2.6 and the user-space ABI

Posted May 21, 2007 3:19 UTC (Mon) by pimlott (guest, #1535) [Link]

Wait--that would be admitting that the filesystem isn't the single best interface for everything (the rationale for sysfs in the first place)! Heresy!

2.6 and the user-space ABI

Posted May 26, 2007 15:08 UTC (Sat) by anton (guest, #25547) [Link]

Yes. However, the number of incompatible changes could be reduced even more by out-of-kernel-tree stuff never accessing sysfs directly, but always through the kernel-lib. If such an application want something that is available through sysfs, but not the kernel-lib, then one could add an appropriate ABI to the kernel-lib, and that ABI is probably easier to keep stable than sysfs.

User-space ABI / Insulating the user

Posted May 17, 2007 16:18 UTC (Thu) by filker0 (guest, #31278) [Link]

Long before Linux was born, I worked on a small embedded event-driven multi-tasking kernel for an advanced development project on a multi-processor M68k platform. Churn in the ABI became a problem as the hardware and kernel maturatured as the other subsystem teams would move from one subproject to another.

We addressed this problem by adding a thin layer of sand and drawing a line in it. All code written to use an ABI that was written to a newer "stable" base-level would make a system call (we used traps) that identified the version of the ABI it expected. All of the old tasks that did not use a newer ABI would not make the call, and would be assumed to be of the oldest ABI tracked.
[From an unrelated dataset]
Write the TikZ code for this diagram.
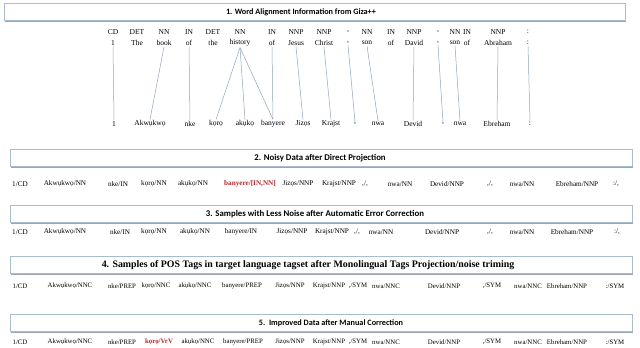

If the ABI associated with a task was older than the current ABI, an emulation layer that logged the obsolete usage, but still serviced the task by emulating the ABI in question (we used a jump table for this, and had one for each "supported" ABI built in to the kernel). For development, this worked pretty well. Once all of the required functionality was implemented, we used the logs to locate all of the places where the old ABI was used and fix them, then we turned this feature off for the later testing and production builds. We actually left the select ABI system call in place (a no-op for production builds) in each of the tasks so that this could be used in future upgrade cycles.

This cannot be applied to Linux user-space as easily as it was to a small-ish project with under 15 engineers working on it, and I see no way for sysfs changes to be shielded this way (though changes in data structures within sysfs might, with a *lot* of work, be automatically translated in some cases). If a new system call was added to the ABI that registered some base-level compatibility (could be subdivided down to the specific feature or driver level), a table in the TCB could be used to determine how to handle the call. A set of hooks to log deprecated ABI usage could be added so that developers could isolate the ABI changes and get the maintainers of packages that depend on the older ABI to fix them.

I'm not suggesting that this should be done, just that there is a way to design for forward migration in the ABI. There are performance issues with this approach, and it may be harder to do with the context switch mechanism in Linux than it was with the trap instruction based context switch that we were using.